**WRITTEN PROBLEM**:
Return only the lines from the start of the records through the line that contains "plt.rcParams['font.family'] = 'DejaVu Sans'", inclusive; leave out all pictures.

**MATERIAL FOR THE TASK**:
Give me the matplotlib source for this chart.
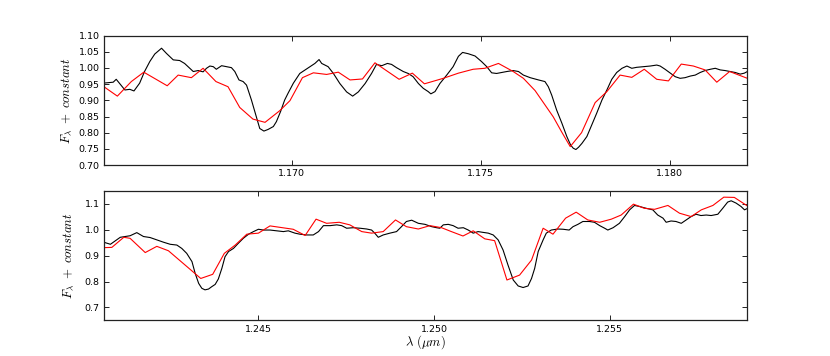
import matplotlib
matplotlib.use('Agg')
import matplotlib.pyplot as plt
from matplotlib.ticker import FormatStrFormatter, MultipleLocator

plt.rcParams['mathtext.fontset'] = 'cm'
plt.rcParams['font.family'] = 'DejaVu Sans'

# ---- top panel (1.165 - 1.182 um) ----
top_obs_wave = [1.16500, 1.16527, 1.16535, 1.16558, 1.16571, 1.16582, 1.16597, 1.16610, 1.16624,
                1.16637, 1.16655, 1.16668, 1.16686, 1.16703, 1.16716, 1.16730, 1.16739, 1.16752,
                1.16765, 1.16774, 1.16783, 1.16792, 1.16800, 1.16814, 1.16827, 1.16840, 1.16849,
                1.16860, 1.16871, 1.16880, 1.16893, 1.16906, 1.16915, 1.16926, 1.16937, 1.16951,
                1.16959, 1.16970, 1.16981, 1.16990, 1.17004, 1.17021, 1.17048, 1.17061, 1.17072,
                1.17079, 1.17096, 1.17110, 1.17127, 1.17145, 1.17161, 1.17176, 1.17194, 1.17211,
                1.17224, 1.17238, 1.17253, 1.17264, 1.17277, 1.17295, 1.17308, 1.17321, 1.17335,
                1.17348, 1.17361, 1.17368, 1.17379, 1.17392, 1.17410, 1.17427, 1.17441, 1.17452,
                1.17467, 1.17485, 1.17502, 1.17516, 1.17529, 1.17542, 1.17555, 1.17569, 1.17586,
                1.17600, 1.17613, 1.17631, 1.17653, 1.17670, 1.17679, 1.17688, 1.17701, 1.17715,
                1.17728, 1.17738, 1.17745, 1.17752, 1.17759, 1.17768, 1.17781, 1.17794, 1.17807,
                1.17821, 1.17834, 1.17847, 1.17860, 1.17874, 1.17887, 1.17900, 1.17913, 1.17931,
                1.17949, 1.17966, 1.17975, 1.17988, 1.18002, 1.18015, 1.18028, 1.18041, 1.18055,
                1.18068, 1.18081, 1.18094, 1.18108, 1.18121, 1.18134, 1.18147, 1.18160, 1.18174,
                1.18187, 1.18198, 1.18206]
top_obs_flux = [0.953, 0.956, 0.965, 0.932, 0.934, 0.929, 0.953, 0.989, 1.020,
                1.043, 1.061, 1.045, 1.025, 1.023, 1.014, 0.999, 0.989, 0.992,
                0.988, 0.999, 1.006, 1.004, 0.996, 1.007, 1.004, 1.001, 0.989,
                0.963, 0.958, 0.947, 0.901, 0.849, 0.813, 0.805, 0.810, 0.819,
                0.834, 0.865, 0.901, 0.922, 0.953, 0.983, 1.004, 1.014, 1.026,
                1.014, 1.004, 0.983, 0.952, 0.926, 0.913, 0.926, 0.952, 0.983,
                1.011, 1.007, 1.014, 1.011, 1.001, 0.989, 0.983, 0.973, 0.952,
                0.937, 0.927, 0.920, 0.927, 0.952, 0.978, 1.004, 1.036, 1.048,
                1.044, 1.037, 1.020, 1.004, 0.985, 0.983, 0.986, 0.989, 0.992,
                0.989, 0.978, 0.970, 0.963, 0.958, 0.942, 0.916, 0.870, 0.829,
                0.788, 0.762, 0.752, 0.748, 0.755, 0.767, 0.788, 0.824, 0.860,
                0.901, 0.932, 0.965, 0.986, 0.999, 1.006, 0.999, 1.002, 1.004,
                1.006, 1.009, 1.006, 0.996, 0.984, 0.973, 0.968, 0.970, 0.975,
                0.978, 0.986, 0.992, 0.996, 0.999, 0.994, 0.992, 0.989, 0.986,
                0.981, 0.984, 0.989]

top_mod_wave = [1.16500, 1.16538, 1.16575, 1.16608, 1.16670, 1.16699, 1.16734, 1.16765, 1.16799,
                1.16831, 1.16862, 1.16897, 1.16929, 1.16968, 1.16995, 1.17028, 1.17057, 1.17092,
                1.17123, 1.17154, 1.17187, 1.17220, 1.17284, 1.17319, 1.17351, 1.17401, 1.17441,
                1.17480, 1.17511, 1.17547, 1.17586, 1.17613, 1.17644, 1.17692, 1.17714, 1.17737,
                1.17767, 1.17803, 1.17834, 1.17869, 1.17900, 1.17933, 1.17966, 1.17997, 1.18031,
                1.18063, 1.18094, 1.18125, 1.18159, 1.18206]
top_mod_flux = [0.944, 0.913, 0.958, 0.987, 0.945, 0.978, 0.970, 0.999, 0.958,
                0.942, 0.878, 0.842, 0.832, 0.868, 0.899, 0.970, 0.985, 0.980,
                0.987, 0.963, 0.966, 1.016, 0.965, 0.984, 0.951, 0.968, 0.984,
                0.996, 0.999, 1.014, 0.989, 0.968, 0.930, 0.849, 0.803, 0.757,
                0.800, 0.893, 0.927, 0.978, 0.971, 0.996, 0.965, 0.960, 1.012,
                1.006, 0.994, 0.956, 0.989, 0.968]

# ---- bottom panel (1.2406 - 1.2589 um) ----
bot_obs_wave = [1.24060, 1.24079, 1.24107, 1.24135, 1.24154, 1.24173, 1.24192, 1.24211, 1.24230,
                1.24249, 1.24268, 1.24282, 1.24296, 1.24311, 1.24320, 1.24330, 1.24339, 1.24348,
                1.24358, 1.24367, 1.24377, 1.24386, 1.24396, 1.24405, 1.24415, 1.24429, 1.24443,
                1.24457, 1.24472, 1.24486, 1.24500, 1.24514, 1.24533, 1.24552, 1.24571, 1.24585,
                1.24604, 1.24618, 1.24637, 1.24656, 1.24671, 1.24685, 1.24704, 1.24723, 1.24737,
                1.24751, 1.24770, 1.24789, 1.24808, 1.24822, 1.24831, 1.24841, 1.24855, 1.24874,
                1.24893, 1.24907, 1.24921, 1.24936, 1.24955, 1.24974, 1.24993, 1.25007, 1.25016,
                1.25026, 1.25040, 1.25054, 1.25068, 1.25083, 1.25097, 1.25111, 1.25125, 1.25139,
                1.25154, 1.25168, 1.25182, 1.25196, 1.25210, 1.25225, 1.25239, 1.25253, 1.25267,
                1.25277, 1.25286, 1.25296, 1.25310, 1.25319, 1.25333, 1.25352, 1.25367, 1.25384,
                1.25395, 1.25409, 1.25423, 1.25442, 1.25456, 1.25471, 1.25485, 1.25494, 1.25509,
                1.25527, 1.25542, 1.25556, 1.25570, 1.25584, 1.25603, 1.25622, 1.25636, 1.25651,
                1.25660, 1.25674, 1.25688, 1.25703, 1.25717, 1.25731, 1.25745, 1.25759, 1.25774,
                1.25788, 1.25807, 1.25821, 1.25835, 1.25845, 1.25859, 1.25873, 1.25883, 1.25889]
bot_obs_flux = [0.952, 0.944, 0.971, 0.977, 0.989, 0.974, 0.970, 0.961, 0.952,
                0.944, 0.941, 0.928, 0.909, 0.877, 0.832, 0.793, 0.774, 0.768,
                0.771, 0.780, 0.789, 0.810, 0.851, 0.896, 0.916, 0.928, 0.948,
                0.967, 0.983, 0.993, 1.002, 0.999, 0.999, 0.996, 0.993, 0.996,
                0.987, 0.983, 0.980, 0.980, 0.993, 1.016, 1.016, 1.019, 1.016,
                1.006, 1.008, 1.006, 1.003, 0.999, 0.987, 0.971, 0.980, 0.987,
                0.993, 1.012, 1.032, 1.037, 1.025, 1.021, 1.012, 1.008, 1.006,
                1.019, 1.021, 1.016, 1.006, 1.008, 0.999, 0.987, 0.993, 0.990,
                0.987, 0.980, 0.961, 0.922, 0.864, 0.806, 0.783, 0.777, 0.783,
                0.812, 0.851, 0.916, 0.961, 0.987, 0.999, 1.003, 1.002, 0.999,
                1.012, 1.021, 1.032, 1.032, 1.029, 1.016, 1.006, 0.999, 1.008,
                1.025, 1.051, 1.077, 1.094, 1.090, 1.083, 1.077, 1.057, 1.045,
                1.029, 1.034, 1.032, 1.025, 1.038, 1.051, 1.060, 1.055, 1.057,
                1.055, 1.060, 1.083, 1.107, 1.112, 1.103, 1.090, 1.077, 1.081]

bot_mod_wave = [1.24060, 1.24083, 1.24117, 1.24135, 1.24178, 1.24211, 1.24244, 1.24336, 1.24370,
                1.24403, 1.24434, 1.24467, 1.24500, 1.24533, 1.24599, 1.24633, 1.24664, 1.24694,
                1.24730, 1.24760, 1.24794, 1.24822, 1.24855, 1.24890, 1.24921, 1.24955, 1.24988,
                1.25021, 1.25049, 1.25082, 1.25111, 1.25144, 1.25172, 1.25207, 1.25243, 1.25277,
                1.25310, 1.25338, 1.25374, 1.25404, 1.25437, 1.25471, 1.25504, 1.25532, 1.25567,
                1.25598, 1.25627, 1.25665, 1.25698, 1.25731, 1.25760, 1.25793, 1.25824, 1.25854,
                1.25889]
bot_mod_flux = [0.931, 0.932, 0.971, 0.967, 0.912, 0.936, 0.919, 0.812, 0.828,
                0.909, 0.941, 0.983, 0.987, 1.015, 1.002, 0.978, 1.041, 1.025,
                1.029, 1.019, 0.993, 0.987, 0.993, 1.038, 1.012, 1.003, 1.016,
                1.008, 0.993, 0.976, 0.996, 0.965, 0.958, 0.806, 0.825, 0.883,
                1.006, 0.983, 1.045, 1.068, 1.038, 1.029, 1.041, 1.057, 1.099,
                1.083, 1.079, 1.094, 1.064, 1.051, 1.077, 1.094, 1.126, 1.125,
                1.094]

fig, (ax1, ax2) = plt.subplots(2, 1, figsize=(8.3, 3.56), dpi=100)

ax1.plot(top_obs_wave, top_obs_flux, color='k', lw=0.8)
ax1.plot(top_mod_wave, top_mod_flux, color='r', lw=0.8)
ax1.set_xlim(1.16502, 1.18205)
ax1.set_ylim(0.70, 1.10)
ax1.xaxis.set_major_locator(MultipleLocator(0.005))
ax1.yaxis.set_major_locator(MultipleLocator(0.05))
ax1.xaxis.set_major_formatter(FormatStrFormatter('%.3f'))
ax1.yaxis.set_major_formatter(FormatStrFormatter('%.2f'))
ax1.set_ylabel(r'$F_{\lambda}\ +\ constant$', fontsize=9.2, labelpad=3)

ax2.plot(bot_obs_wave, bot_obs_flux, color='k', lw=0.8)
ax2.plot(bot_mod_wave, bot_mod_flux, color='r', lw=0.8)
ax2.set_xlim(1.2406, 1.2589)
ax2.set_ylim(0.65, 1.15)
ax2.xaxis.set_major_locator(MultipleLocator(0.005))
ax2.yaxis.set_major_locator(MultipleLocator(0.1))
ax2.xaxis.set_major_formatter(FormatStrFormatter('%.3f'))
ax2.yaxis.set_major_formatter(FormatStrFormatter('%.1f'))
ax2.set_ylabel(r'$F_{\lambda}\ +\ constant$', fontsize=9.2, labelpad=6)
ax2.set_xlabel(r'$\lambda\ (\mu m)$', fontsize=9.2, labelpad=0)

for ax in (ax1, ax2):
    ax.tick_params(direction='in', top=True, right=True, length=3.5, width=0.6,
                   labelsize=6.8, pad=3)
    for sp in ax.spines.values():
        sp.set_linewidth(0.9)
        sp.set_color('#222222')

plt.subplots_adjust(left=0.125, right=0.9, top=0.9, bottom=0.1, hspace=0.2)
plt.savefig('out.png', dpi=100)
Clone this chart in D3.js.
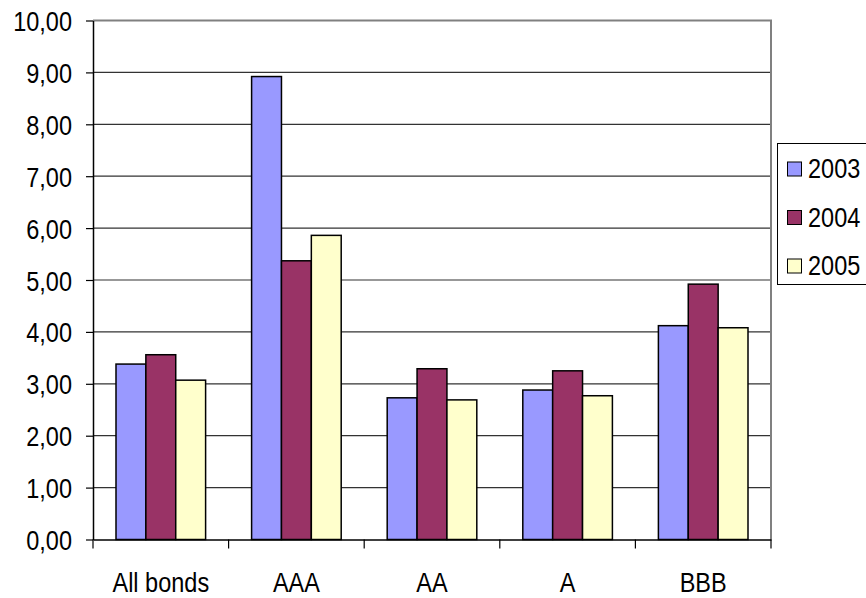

**RIGHT ANSWER**:
Give me the matplotlib source for this chart.
import matplotlib
matplotlib.use('Agg')
import matplotlib.pyplot as plt
from matplotlib.ticker import FormatStrFormatter, MultipleLocator

plt.rcParams['mathtext.fontset'] = 'cm'
plt.rcParams['font.family'] = 'DejaVu Sans'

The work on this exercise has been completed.